Nach 3 Tagen wurde ich aus dem Krankenhaus entlassen und hatte natürlich meinen Rückflug verpasst. Aber ich hatte nochmal ein paar Tage mehr auf Bali zur Verfügung. Immerhin. War auch eine spannende Zeit, in der ich wirklich viele Geschichten wie meine und noch deutlich krassere zu hören bekam. Meine Narbe zog diese Geschichten ganz einfach an. So wie das Ganze gelaufen war und die wirklich verblüffende Passivität von Türstehern und Tourist Police, ließ mich zu dem Schluss kommen, dass ich an eine Art Sohn eines Mafia Bosses geraten war. Diese mafiösen Strukturen entstanden auf Bali wohl nach den Terroranschlägen von 2002, in deren Folge sich eine Bürgerwehr bildete, deren Sinn und Zweck zunächst einmal die Sicherung des touristischen Alltags auf Bali war. Aber wie es oft mit so Organisationen ist: Aus einem noblen Grund entstanden, aber dann doch korrumpiert. In einem der korruptesten Ländern der Welt eine Frage der Zeit. Jedenfalls schien ich an einen der Söhne eines hohen Bosses geraten zu sein. Dafür sprach auch, dass um meinen Seifenblasen-Fanboy mehrere finstere Typen mit Gesichtstattoos geflattert sind, die ich im Moment der Konfrontation gar nicht wahrgenommen habe, aber als ich so in meinem speziellen Zustand im Krankenbett lag, fielen die mir wieder ein. Und als ich dann während meiner Extra-Tage auf Bali Geschichten von Leuten hörte, die vom Balkon eines Clubs geschmissen wurden, oder (wegen einer Verwechslung) aufm Pissoir eines Clubs mit einer Machete geköpft oder einfach nur mit einem Messer zusammen-gestochen wurden, da kam mir mein Erklärungsansatz, dass ich einfach nur ein Mafia-Söhnchen mit Komplexen, das kein “Nein” verträgt, irgendwie die logischste Version zu sein. Wenn ich aber ehrlich bin, ist die Erklärung für den Vorfall viel einfacher, beinhaltet allerdings keine Mafia und nicht mal mafiöse Strukturen. Ein besoffener Westler benimmt sich einem Local gegenüber dispektierlich, der schon sehr viel Scheiße von Westlern einstecken musste. Der berühmte Tropfen und das Fass. Wenn dann noch ein eh schon sehr unglücklicher Surftrip dazu kommt: Perfect Storm.

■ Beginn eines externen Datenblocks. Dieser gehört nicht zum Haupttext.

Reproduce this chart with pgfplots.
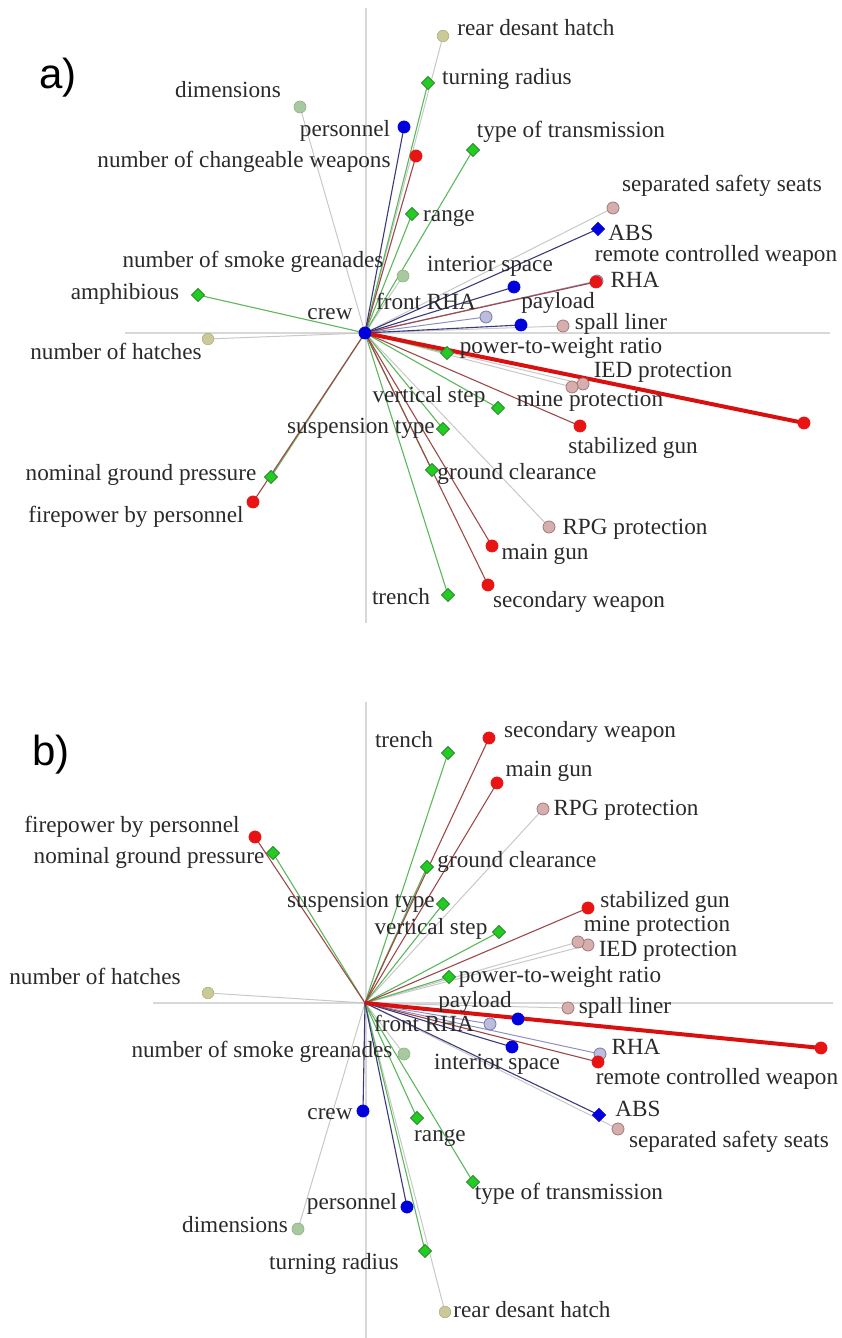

Schlussendlich war ich froh, dass ich von dieser Insel herunter und aus diesem Land heraus war.

Ich sollte Jahre später zurückkehren und einen der besten Surftrips meines Lebens haben, mit Wellen wie aus einem Traum und einem perfekten Flow. Indo nimmt. Indo gibt. Damals 2012 hat es viel genommen, aber mir auch diese Geschichte gegeben. Für euch.